- **Stated problem**
Show all lines from the listing below that contain "this".

- **Provided records**
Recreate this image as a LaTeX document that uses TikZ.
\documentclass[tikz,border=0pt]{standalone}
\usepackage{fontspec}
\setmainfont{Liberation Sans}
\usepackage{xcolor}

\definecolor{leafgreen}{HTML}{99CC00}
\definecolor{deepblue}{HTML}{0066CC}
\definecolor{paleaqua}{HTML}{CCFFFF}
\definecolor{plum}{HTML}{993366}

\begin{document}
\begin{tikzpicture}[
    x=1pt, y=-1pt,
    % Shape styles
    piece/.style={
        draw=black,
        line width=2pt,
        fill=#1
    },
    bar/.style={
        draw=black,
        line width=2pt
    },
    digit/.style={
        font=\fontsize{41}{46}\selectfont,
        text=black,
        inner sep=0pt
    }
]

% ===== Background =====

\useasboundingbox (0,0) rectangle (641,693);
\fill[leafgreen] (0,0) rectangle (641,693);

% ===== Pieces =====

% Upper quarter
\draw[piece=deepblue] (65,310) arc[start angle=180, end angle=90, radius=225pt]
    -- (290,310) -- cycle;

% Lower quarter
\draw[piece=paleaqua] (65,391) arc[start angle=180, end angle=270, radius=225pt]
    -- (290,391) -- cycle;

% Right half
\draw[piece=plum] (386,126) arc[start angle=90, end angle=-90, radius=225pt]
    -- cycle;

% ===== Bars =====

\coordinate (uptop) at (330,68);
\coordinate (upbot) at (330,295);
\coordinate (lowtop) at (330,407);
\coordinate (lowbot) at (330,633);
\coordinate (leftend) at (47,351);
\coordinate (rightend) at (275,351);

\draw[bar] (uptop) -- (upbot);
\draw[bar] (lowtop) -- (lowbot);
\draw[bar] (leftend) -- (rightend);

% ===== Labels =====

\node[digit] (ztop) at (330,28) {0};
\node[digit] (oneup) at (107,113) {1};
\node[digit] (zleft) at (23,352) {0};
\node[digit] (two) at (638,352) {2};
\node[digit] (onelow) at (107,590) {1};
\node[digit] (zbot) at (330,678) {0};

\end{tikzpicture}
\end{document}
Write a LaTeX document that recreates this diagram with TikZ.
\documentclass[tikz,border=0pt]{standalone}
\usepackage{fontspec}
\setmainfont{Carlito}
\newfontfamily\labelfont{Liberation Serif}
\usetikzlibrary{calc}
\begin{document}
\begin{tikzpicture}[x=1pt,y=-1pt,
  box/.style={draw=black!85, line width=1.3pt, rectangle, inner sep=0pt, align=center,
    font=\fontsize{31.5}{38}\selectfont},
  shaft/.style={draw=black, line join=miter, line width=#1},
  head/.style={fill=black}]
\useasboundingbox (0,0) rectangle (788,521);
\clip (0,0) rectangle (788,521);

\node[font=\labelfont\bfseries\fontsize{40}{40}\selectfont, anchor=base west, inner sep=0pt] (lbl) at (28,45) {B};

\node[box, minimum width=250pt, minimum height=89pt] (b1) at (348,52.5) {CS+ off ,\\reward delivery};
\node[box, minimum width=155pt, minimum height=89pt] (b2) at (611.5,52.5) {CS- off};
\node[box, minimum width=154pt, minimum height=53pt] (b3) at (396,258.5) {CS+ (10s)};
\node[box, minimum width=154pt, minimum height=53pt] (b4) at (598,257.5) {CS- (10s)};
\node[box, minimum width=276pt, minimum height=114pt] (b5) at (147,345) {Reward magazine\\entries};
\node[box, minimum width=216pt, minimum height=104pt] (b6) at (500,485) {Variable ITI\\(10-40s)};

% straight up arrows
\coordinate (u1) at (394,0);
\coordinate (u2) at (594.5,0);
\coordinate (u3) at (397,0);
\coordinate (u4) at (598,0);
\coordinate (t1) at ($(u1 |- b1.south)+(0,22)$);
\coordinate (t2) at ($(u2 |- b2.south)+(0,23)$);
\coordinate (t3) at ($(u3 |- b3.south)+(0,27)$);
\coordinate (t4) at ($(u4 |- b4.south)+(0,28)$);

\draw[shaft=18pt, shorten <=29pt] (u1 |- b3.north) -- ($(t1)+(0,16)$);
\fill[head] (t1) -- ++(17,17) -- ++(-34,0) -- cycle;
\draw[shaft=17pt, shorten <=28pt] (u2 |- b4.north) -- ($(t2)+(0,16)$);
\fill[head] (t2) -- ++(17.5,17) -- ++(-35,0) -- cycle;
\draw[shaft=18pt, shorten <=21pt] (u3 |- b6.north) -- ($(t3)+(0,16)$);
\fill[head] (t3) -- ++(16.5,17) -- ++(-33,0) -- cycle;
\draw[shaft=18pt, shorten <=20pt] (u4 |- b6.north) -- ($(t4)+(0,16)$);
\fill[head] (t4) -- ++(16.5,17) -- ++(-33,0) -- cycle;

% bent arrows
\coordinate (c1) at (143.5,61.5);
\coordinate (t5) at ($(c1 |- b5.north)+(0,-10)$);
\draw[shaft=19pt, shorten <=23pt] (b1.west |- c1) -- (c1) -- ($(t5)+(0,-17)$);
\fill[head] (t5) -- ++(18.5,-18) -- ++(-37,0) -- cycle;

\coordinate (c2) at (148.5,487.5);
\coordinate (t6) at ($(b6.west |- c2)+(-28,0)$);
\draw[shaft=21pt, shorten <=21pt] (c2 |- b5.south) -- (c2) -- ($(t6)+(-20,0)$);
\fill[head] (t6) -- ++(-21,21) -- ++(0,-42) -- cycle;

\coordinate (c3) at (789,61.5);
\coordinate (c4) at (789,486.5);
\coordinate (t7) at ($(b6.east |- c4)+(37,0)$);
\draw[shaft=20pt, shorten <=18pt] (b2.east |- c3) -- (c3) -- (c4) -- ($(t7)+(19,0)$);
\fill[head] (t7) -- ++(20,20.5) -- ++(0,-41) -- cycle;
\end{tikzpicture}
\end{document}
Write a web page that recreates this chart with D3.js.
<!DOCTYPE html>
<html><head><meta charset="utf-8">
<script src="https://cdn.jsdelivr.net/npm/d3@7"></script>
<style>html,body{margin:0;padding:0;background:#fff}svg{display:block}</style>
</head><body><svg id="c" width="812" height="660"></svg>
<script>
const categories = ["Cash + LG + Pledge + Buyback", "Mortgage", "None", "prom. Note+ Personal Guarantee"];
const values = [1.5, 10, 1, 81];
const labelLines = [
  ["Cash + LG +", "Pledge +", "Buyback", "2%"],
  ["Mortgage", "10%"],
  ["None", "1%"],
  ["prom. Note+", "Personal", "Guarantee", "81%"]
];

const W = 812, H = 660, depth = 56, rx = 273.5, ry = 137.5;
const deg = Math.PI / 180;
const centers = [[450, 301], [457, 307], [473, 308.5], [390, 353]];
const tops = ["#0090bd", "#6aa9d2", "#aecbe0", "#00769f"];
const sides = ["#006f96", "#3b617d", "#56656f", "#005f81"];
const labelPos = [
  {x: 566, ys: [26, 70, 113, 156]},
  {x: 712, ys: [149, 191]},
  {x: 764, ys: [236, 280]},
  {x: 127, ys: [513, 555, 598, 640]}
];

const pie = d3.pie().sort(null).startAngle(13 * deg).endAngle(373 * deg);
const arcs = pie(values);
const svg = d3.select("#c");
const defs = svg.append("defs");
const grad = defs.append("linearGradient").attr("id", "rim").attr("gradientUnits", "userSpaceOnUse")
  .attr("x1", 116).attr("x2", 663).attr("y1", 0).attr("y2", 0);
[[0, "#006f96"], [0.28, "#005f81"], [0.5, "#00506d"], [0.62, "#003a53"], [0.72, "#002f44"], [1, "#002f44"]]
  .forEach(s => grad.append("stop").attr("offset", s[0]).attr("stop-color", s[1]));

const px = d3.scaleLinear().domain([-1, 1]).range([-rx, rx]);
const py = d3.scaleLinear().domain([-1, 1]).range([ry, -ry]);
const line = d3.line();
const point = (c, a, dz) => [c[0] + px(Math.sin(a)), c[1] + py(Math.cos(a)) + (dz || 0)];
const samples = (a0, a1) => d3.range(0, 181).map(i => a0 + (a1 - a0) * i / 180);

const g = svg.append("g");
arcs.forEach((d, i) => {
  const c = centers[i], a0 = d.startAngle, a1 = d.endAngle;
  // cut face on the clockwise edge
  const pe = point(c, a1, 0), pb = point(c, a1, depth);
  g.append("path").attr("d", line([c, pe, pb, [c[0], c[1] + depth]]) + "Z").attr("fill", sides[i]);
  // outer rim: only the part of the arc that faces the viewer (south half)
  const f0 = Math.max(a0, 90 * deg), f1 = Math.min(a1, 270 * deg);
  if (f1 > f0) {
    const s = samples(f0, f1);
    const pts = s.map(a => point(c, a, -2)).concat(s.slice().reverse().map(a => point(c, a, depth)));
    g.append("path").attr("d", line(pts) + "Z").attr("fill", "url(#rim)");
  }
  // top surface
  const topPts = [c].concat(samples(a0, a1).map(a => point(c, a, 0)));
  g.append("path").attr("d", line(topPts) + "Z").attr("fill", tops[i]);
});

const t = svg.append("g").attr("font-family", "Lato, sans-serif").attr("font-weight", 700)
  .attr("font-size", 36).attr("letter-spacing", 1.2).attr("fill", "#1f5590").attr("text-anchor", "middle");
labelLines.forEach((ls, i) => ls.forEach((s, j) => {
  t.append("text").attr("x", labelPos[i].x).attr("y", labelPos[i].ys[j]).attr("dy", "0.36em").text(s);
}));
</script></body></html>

- **The reply**
Recreate this image as a LaTeX document that uses TikZ.
Write a LaTeX document that recreates this diagram with TikZ.
Write a web page that recreates this chart with D3.js.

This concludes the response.